I would like to capture a viewport with a fixed px/meters value. Viewport dimensions in pixels can be easily retrieved I guess. But I cannot figure out how to get/set the viewport zoom (top, parallel view) so it matches a desired area in meters. I tried that example: http://wiki.mcneel.com/developer/rhinocommonsamples/zoomtoobject. But even without padding, the viewport is still a little bigger than the bounding box of the object - so I cannot set the scale that way.
Am I missing something?
I just realized ViewNearCorners is better for your goal:
def ViewNearCorners(view=None):
"""Return 3d corners of a view's near clipping plane rectangle. Useful
in determining the "real world" size of a parallel-projected view
Parameters:
view:[opt] title or id of the view. If omitted, current active view is used
Returns:
Four Point3d that define the corners of the rectangle (counter-clockwise order)
"""
view = __viewhelper(view)
rc = view.ActiveViewport.GetNearRect()
return rc[0], rc[1], rc[2], rc[3]
I think the ViewRadius python method will get the information you want:
def ViewRadius(view=None, radius=None):
"""Returns or sets the radius of a parallel-projected view. Useful
when you need an absolute zoom factor for a parallel-projected view
Parameters:
view:[opt] title or id of the view. If omitted, current active view is used
radius:[opt] the view radius
Returns:
if radius is not specified, the current view radius for the specified view
if radius is specified, the previous view radius for the specified view
"""
view = __viewhelper(view)
viewport = view.ActiveViewport
if not viewport.IsParallelProjection: return scriptcontext.errorhandler()

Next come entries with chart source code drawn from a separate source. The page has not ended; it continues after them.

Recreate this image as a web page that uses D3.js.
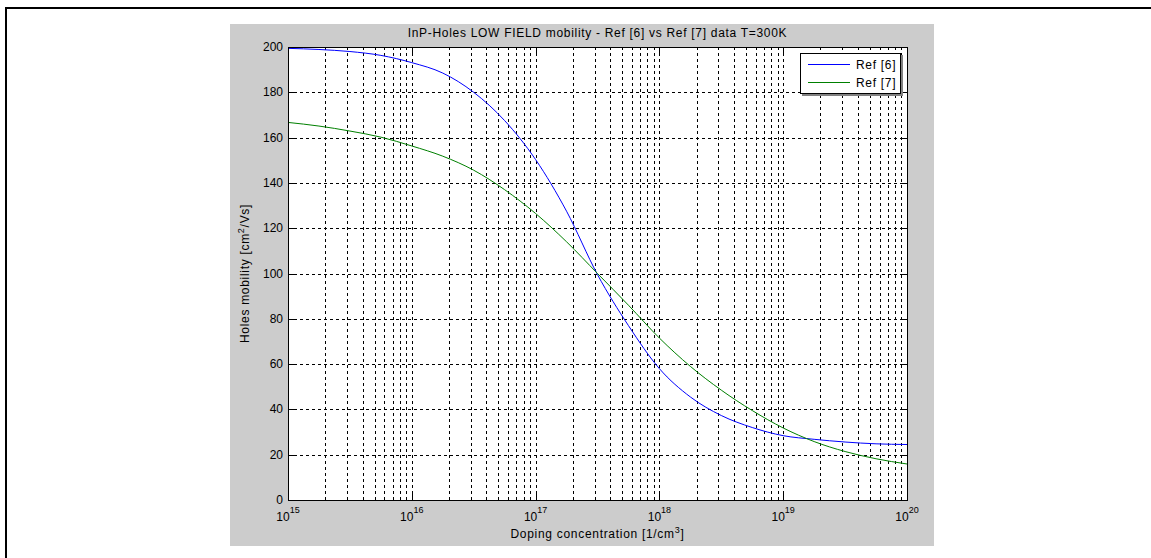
<!DOCTYPE html>
<html>
<head>
<meta charset="utf-8">
<script src="https://cdn.jsdelivr.net/npm/d3@7"></script>
<style>
	body { margin: 0; background: #fff; }
	text { font-family: "Liberation Sans", Arial, sans-serif; fill: #000; }
	.wide { letter-spacing: 0.7px; }
</style>
</head>
<body>
<div id="chart"></div>
<script>
'use strict'
// doping exponents, log10(N)
var exponents = [15, 15.25, 15.5, 15.75, 16, 16.25, 16.5, 16.75, 17, 17.25, 17.5,
	17.75, 18, 18.25, 18.5, 18.75, 19, 19.25, 19.5, 19.75, 20];
var ref6 = [199.4, 198.9, 198.0, 196.3, 193.1, 188.5, 180.0, 167.5, 150.3, 127.5, 99.5,
	77.0, 58.0, 45.5, 37.3, 32.0, 28.4, 26.8, 25.6, 24.8, 24.5];
var ref7 = [166.7, 165.1, 162.9, 160.2, 156.3, 151.8, 145.6, 137.0, 126.5, 114.0, 100.0,
	86.0, 71.5, 59.0, 48.5, 39.5, 31.8, 25.8, 21.4, 18.2, 15.9];
var seriesNames = ["Ref [6]", "Ref [7]"];
var seriesColors = ["#0000ff", "#008000"];
var xDecades = [15, 16, 17, 18, 19, 20];
var yTicks = [0, 20, 40, 60, 80, 100, 120, 140, 160, 180, 200];
var titleText = "InP-Holes LOW FIELD mobility - Ref [6] vs Ref [7] data T=300K";

var W = 1151, H = 558;
var box = {left: 288, right: 907, top: 47, bottom: 500};

var svg = d3.select("#chart").append("svg")
	.attr("width", W).attr("height", H);

// outer frame of the page
svg.append("path")
	.attr("d", "M6," + H + "V8H" + W)
	.attr("fill", "none").attr("stroke", "#000").attr("stroke-width", 2);

// figure background
svg.append("rect")
	.attr("x", 230).attr("y", 24).attr("width", 704).attr("height", 522)
	.attr("fill", "#cccccc");

svg.append("rect")
	.attr("x", box.left).attr("y", box.top)
	.attr("width", box.right - box.left).attr("height", box.bottom - box.top)
	.attr("fill", "#fff");

var x = d3.scaleLog().domain([1e15, 1e20]).range([box.left, box.right]);
var y = d3.scaleLinear().domain([0, 200]).range([box.bottom, box.top]);

// all x grid positions: decades plus 2..9 minors
var xGrid = [];
xDecades.forEach(function(d, i) {
	if (i < xDecades.length - 1) {
		for (var k = 1; k <= 9; k++) xGrid.push({v: k * Math.pow(10, d), major: k === 1});
	}
});
xGrid.push({v: 1e20, major: true});

var grid = svg.append("g").attr("class", "grid")
	.attr("stroke", "#000").attr("stroke-width", 1)
	.attr("stroke-dasharray", "3,3").attr("shape-rendering", "crispEdges");
grid.selectAll("line.vx")
	.data(xGrid.filter(function(d) { return d.v > 1e15 && d.v < 1e20; }))
	.enter().append("line")
	.attr("class", "vx")
	.attr("x1", function(d) { return Math.round(x(d.v)) + 0.5; })
	.attr("x2", function(d) { return Math.round(x(d.v)) + 0.5; })
	.attr("y1", box.top).attr("y2", box.bottom);
grid.selectAll("line.hy")
	.data(yTicks.filter(function(d) { return d > 0 && d < 200; }))
	.enter().append("line")
	.attr("class", "hy")
	.attr("y1", function(d) { return Math.round(y(d)) + 0.5; })
	.attr("y2", function(d) { return Math.round(y(d)) + 0.5; })
	.attr("x1", box.left).attr("x2", box.right);

// tick marks (inside, on all four sides)
var ticks = svg.append("g").attr("stroke", "#000").attr("stroke-width", 1)
	.attr("shape-rendering", "crispEdges");
xGrid.forEach(function(d) {
	var px = Math.round(x(d.v)) + 0.5;
	var len = d.major ? 6 : 3;
	ticks.append("line").attr("x1", px).attr("x2", px)
		.attr("y1", box.bottom).attr("y2", box.bottom - len);
	ticks.append("line").attr("x1", px).attr("x2", px)
		.attr("y1", box.top).attr("y2", box.top + len);
});
yTicks.forEach(function(v) {
	var py = Math.round(y(v)) + 0.5;
	ticks.append("line").attr("x1", box.left).attr("x2", box.left + 6)
		.attr("y1", py).attr("y2", py);
	ticks.append("line").attr("x1", box.right).attr("x2", box.right - 6)
		.attr("y1", py).attr("y2", py);
});

// curves
var series = [ref6, ref7];
var line = d3.line()
	.x(function(d) { return x(Math.pow(10, d[0])); })
	.y(function(d) { return y(d[1]); })
	.curve(d3.curveMonotoneX);
series.forEach(function(s, i) {
	svg.append("path")
		.datum(exponents.map(function(e, j) { return [e, s[j]]; }))
		.attr("fill", "none")
		.attr("stroke", seriesColors[i])
		.attr("stroke-width", 1)
		.attr("d", line);
});

// axes box
svg.append("rect")
	.attr("x", box.left + 0.5).attr("y", box.top + 0.5)
	.attr("width", box.right - box.left).attr("height", box.bottom - box.top)
	.attr("fill", "none").attr("stroke", "#000").attr("shape-rendering", "crispEdges");

// y tick labels
svg.append("g").selectAll("text")
	.data(yTicks).enter().append("text")
	.attr("x", box.left - 5)
	.attr("y", function(d) { return y(d) + 4; })
	.attr("text-anchor", "end")
	.style("font-size", "12px")
	.text(function(d) { return d; });

// x tick labels 10^n
xDecades.forEach(function(d) {
	var t = svg.append("text")
		.attr("x", x(Math.pow(10, d)))
		.attr("y", 521)
		.attr("text-anchor", "middle")
		.style("font-size", "12px");
	t.append("tspan").text("10");
	t.append("tspan").attr("dy", -8).style("font-size", "9px").text(d);
});

// title and axis labels
svg.append("text")
	.attr("class", "wide")
	.attr("x", (box.left + box.right) / 2).attr("y", 37)
	.attr("text-anchor", "middle")
	.style("font-size", "12px")
	.text(titleText);

var xl = svg.append("text")
	.attr("class", "wide")
	.attr("x", (box.left + box.right) / 2).attr("y", 538)
	.attr("text-anchor", "middle")
	.style("font-size", "12px");
xl.append("tspan").text("Doping concentration [1/cm");
xl.append("tspan").attr("dy", -5).style("font-size", "9px").text("3");
xl.append("tspan").attr("dy", 5).text("]");

var yl = svg.append("text")
	.attr("class", "wide")
	.attr("transform", "translate(249," + ((box.top + box.bottom) / 2) + ") rotate(-90)")
	.attr("text-anchor", "middle")
	.style("font-size", "12px");
yl.append("tspan").text("Holes mobility [cm");
yl.append("tspan").attr("dy", -5).style("font-size", "9px").text("2");
yl.append("tspan").attr("dy", 5).text("/Vs]");

// legend
var lg = svg.append("g").attr("transform", "translate(800,53)");
lg.append("rect").attr("x", 1.5).attr("y", 1.5).attr("width", 101).attr("height", 41)
	.attr("fill", "#808080").attr("shape-rendering", "crispEdges");
lg.append("rect").attr("x", 0.5).attr("y", 0.5).attr("width", 100).attr("height", 40)
	.attr("fill", "#fff").attr("stroke", "#000").attr("shape-rendering", "crispEdges");
seriesNames.forEach(function(name, i) {
	var ly = 11 + i * 18;
	lg.append("line").attr("x1", 8).attr("x2", 50).attr("y1", ly + 0.5).attr("y2", ly + 0.5)
		.attr("stroke", seriesColors[i]);
	lg.append("text").attr("class", "wide").attr("x", 56).attr("y", ly + 4.5)
		.style("font-size", "12px").text(name);
});
</script>
</body>
</html>
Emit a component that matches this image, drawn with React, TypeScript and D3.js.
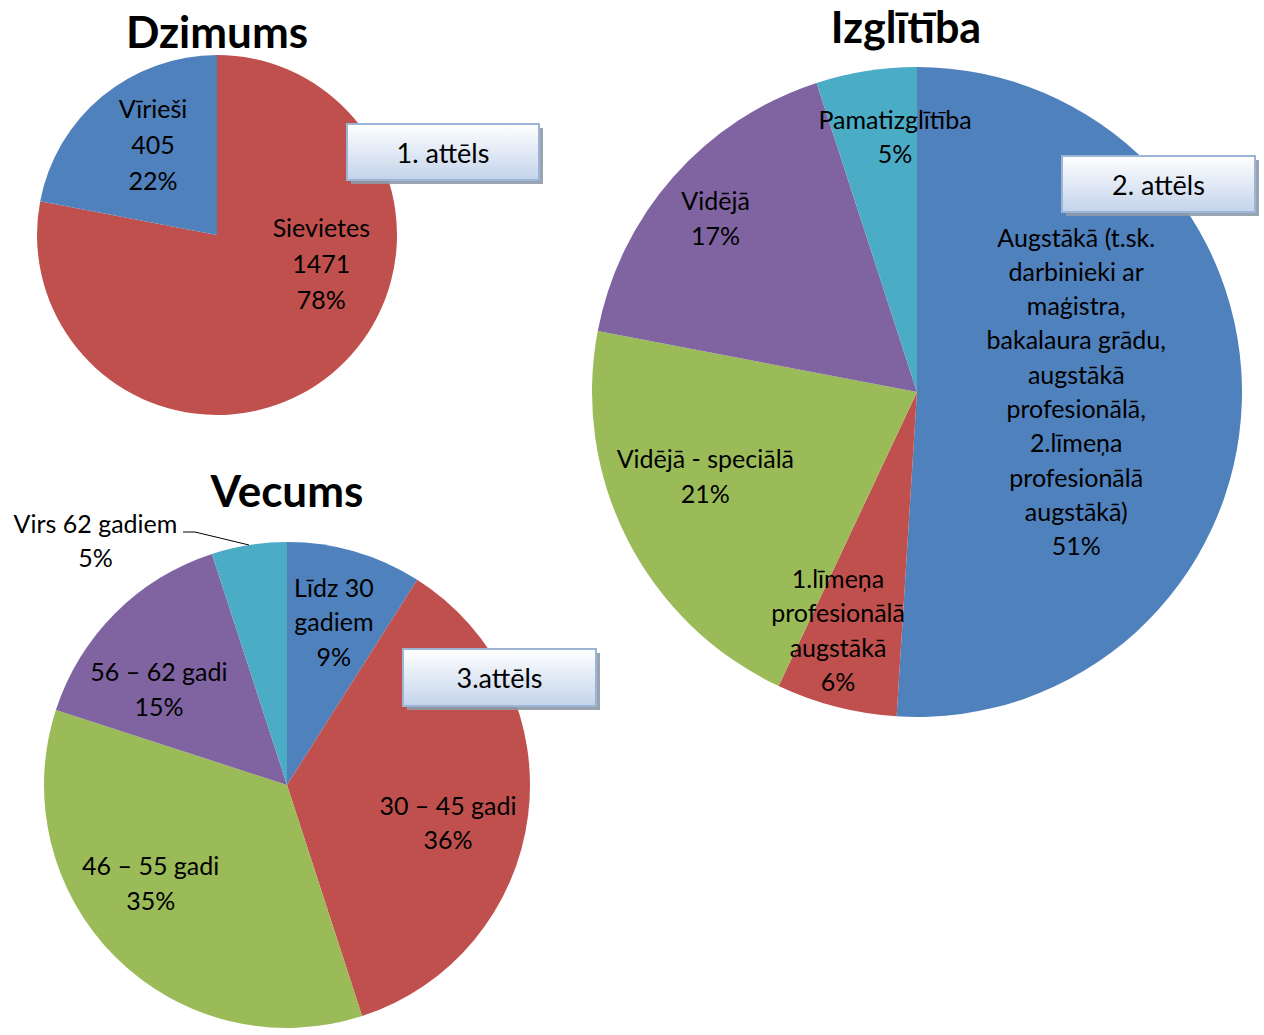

fr = viewport.GetFrustum()
frus_right = fr[2]
frus_top = fr[4]
old_radius = min(frus_top, frus_right)
if radius is None: return old_radius
magnification_factor = radius / old_radius
d = 1.0 / magnification_factor
viewport.Magnify(d)
view.Redraw()
return old_radius
EDIT: bear in mind that when calculating with pixel values you have a fairly large error margin.
eg: 1000 pixels for a 100 meter area will result in a pixel representing 10 cm.